说着,她趁保安没注意钻了个空子直像我扑来。
我被她一扑,头重重磕在地上,血液顺着脸庞滴落在地上。
她被众人拉开时嘴里仍在不断咒骂着。
“老师麻烦您帮我报警。”
随后我转向一旁歇斯底里的母亲继续道。
“没事你继续闹,寻衅滋事,扰乱社会秩序还故意伤人估计也得判个几年,到时候你儿子也跟着你一起出名,考不了好大学,也考不了公,当不了大官,一辈子就和我爹一样碌碌无为。”

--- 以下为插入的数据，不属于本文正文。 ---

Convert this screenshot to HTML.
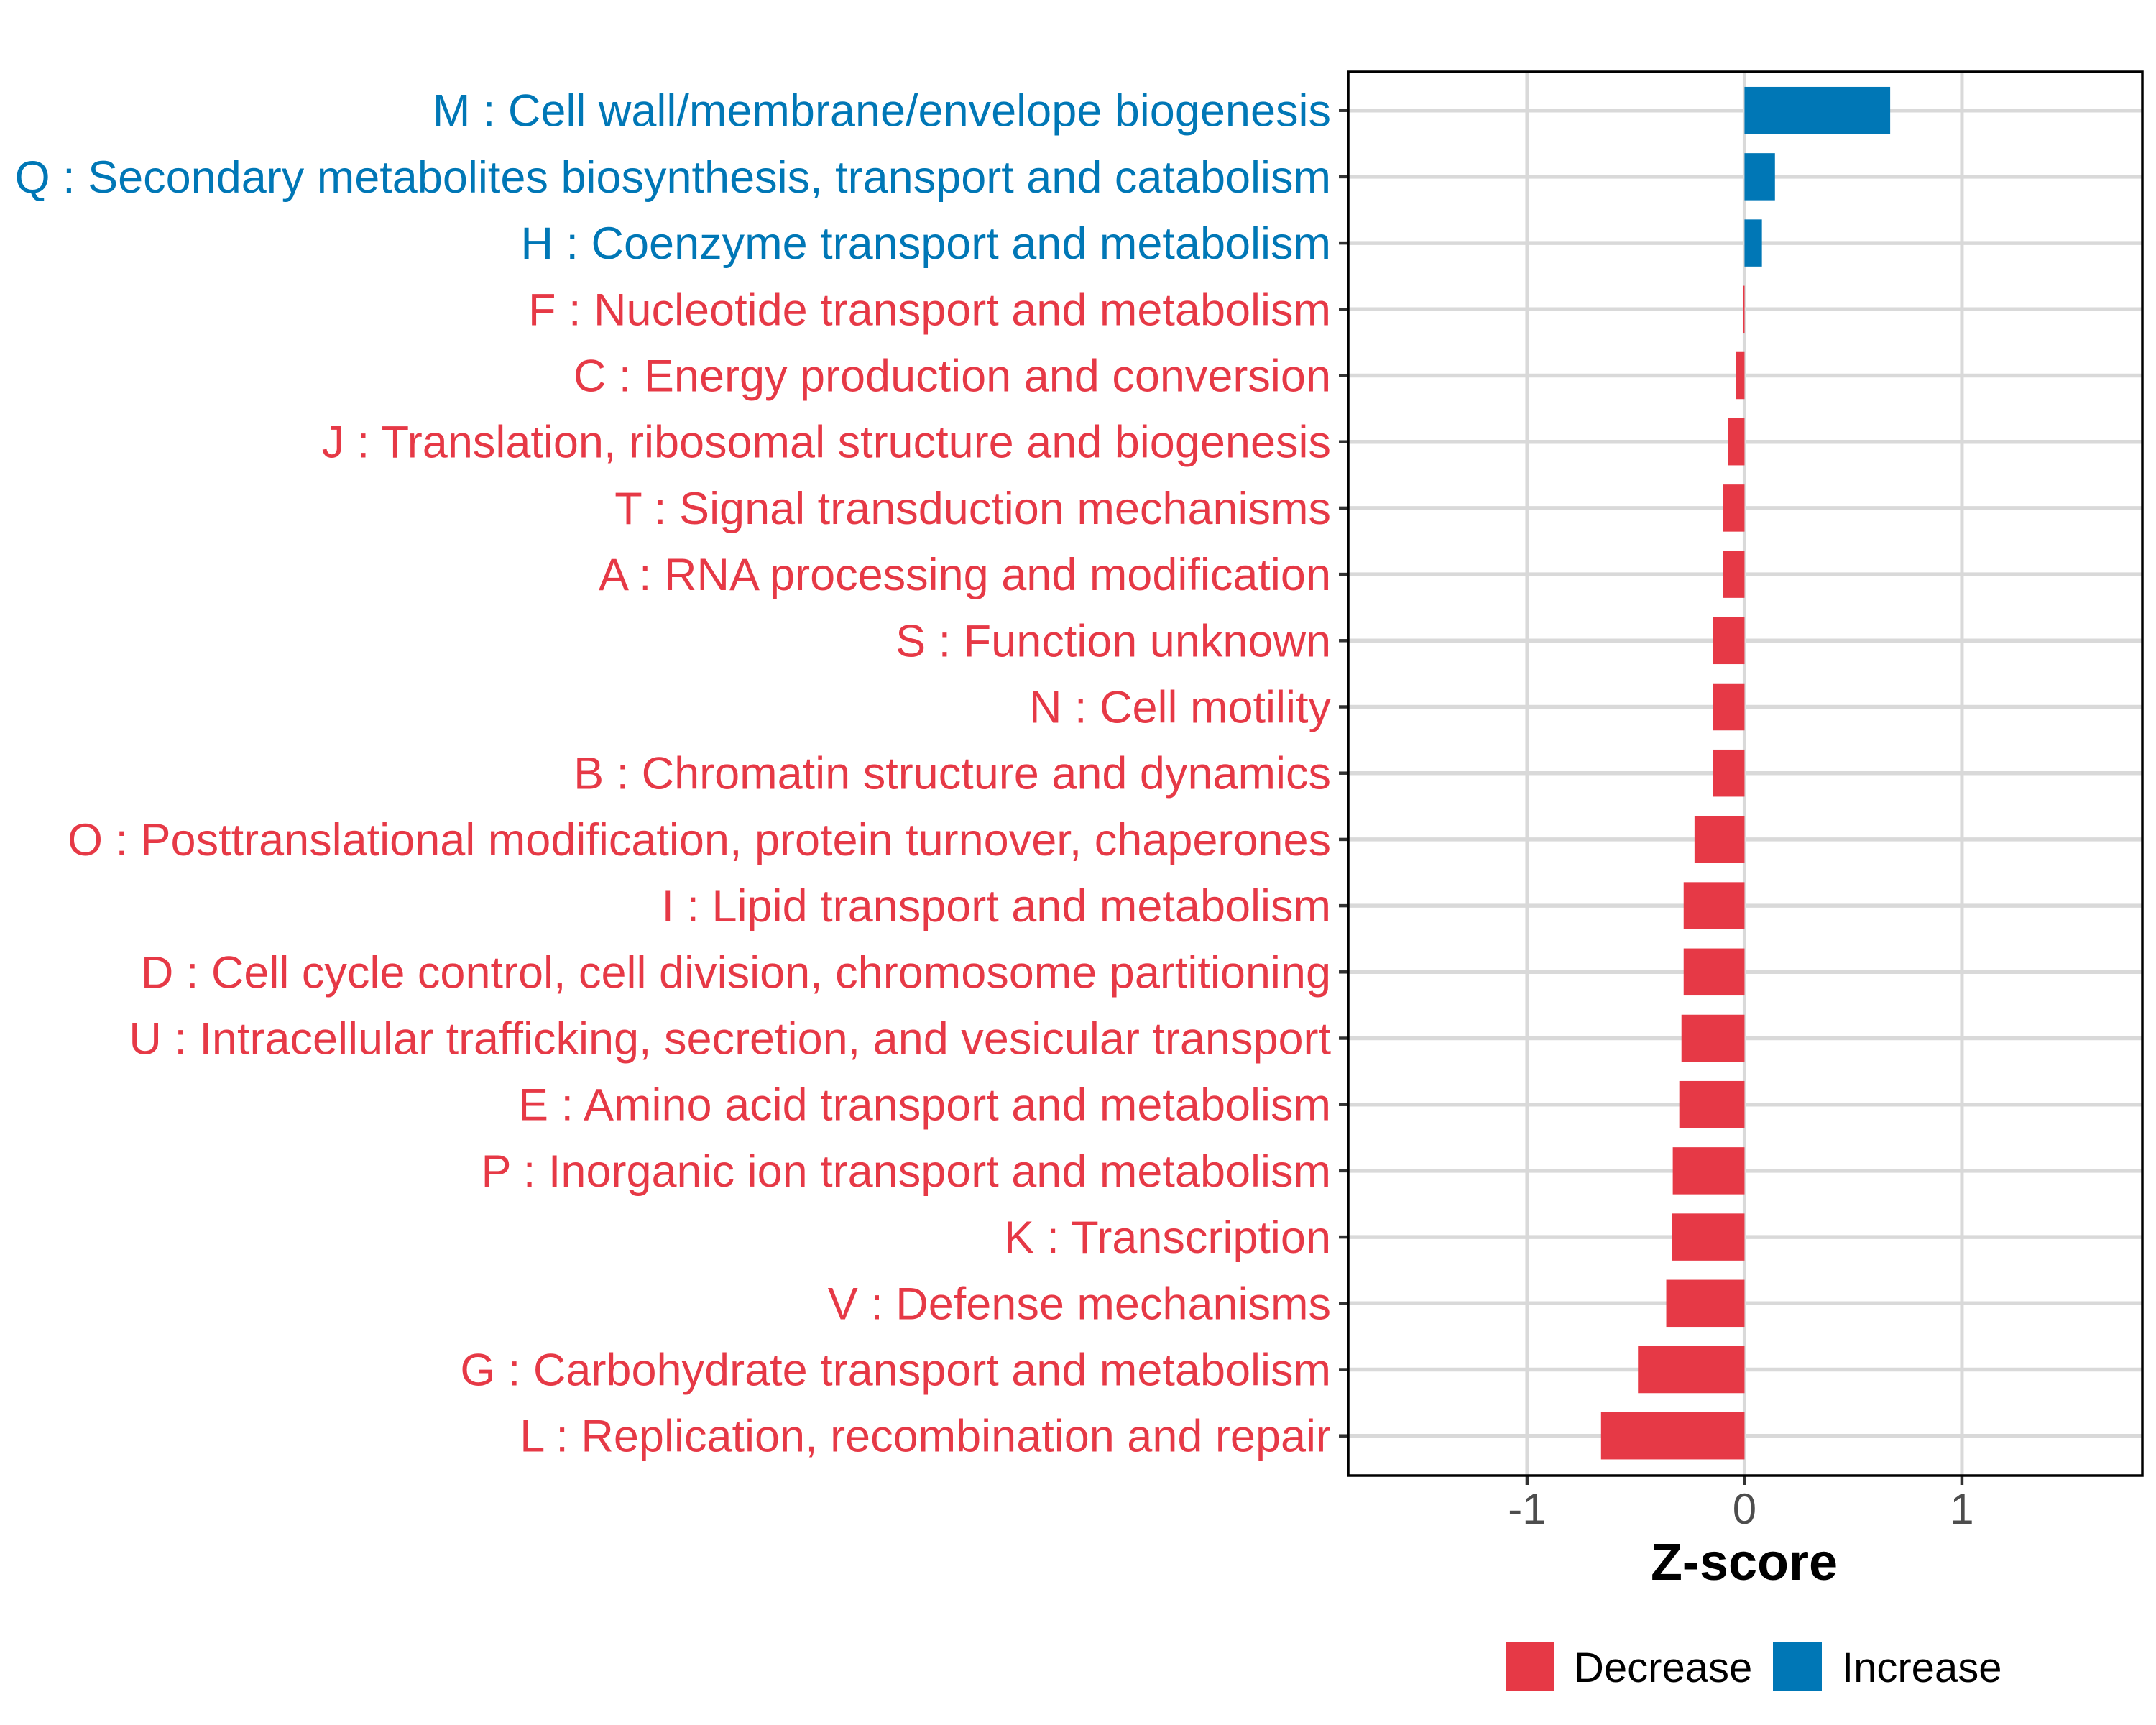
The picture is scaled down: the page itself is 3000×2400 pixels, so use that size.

“我今年要是不能高考,我死也得拉着我弟垫背。你可以试试。”
我红着眼眶,脸色阴狠狰狞,配着满脸的鲜血犹如从地狱爬出的恶鬼。
她被我吓住,有些难以置信地看着我。
不明白一向言听计从,温顺懦弱的女儿为何变成这般模样。
她向后退了两步,颤抖着手,指着我喃喃道“讨债鬼,讨债鬼。”
我笑了笑,可不是吗,我就是讨债鬼,上辈子我被他们压榨干脊髓又毫不留情地把我如垃圾般丢弃。
这辈子该他们还债了,上辈子他们给予我的,这辈子我总得加倍偿还吧。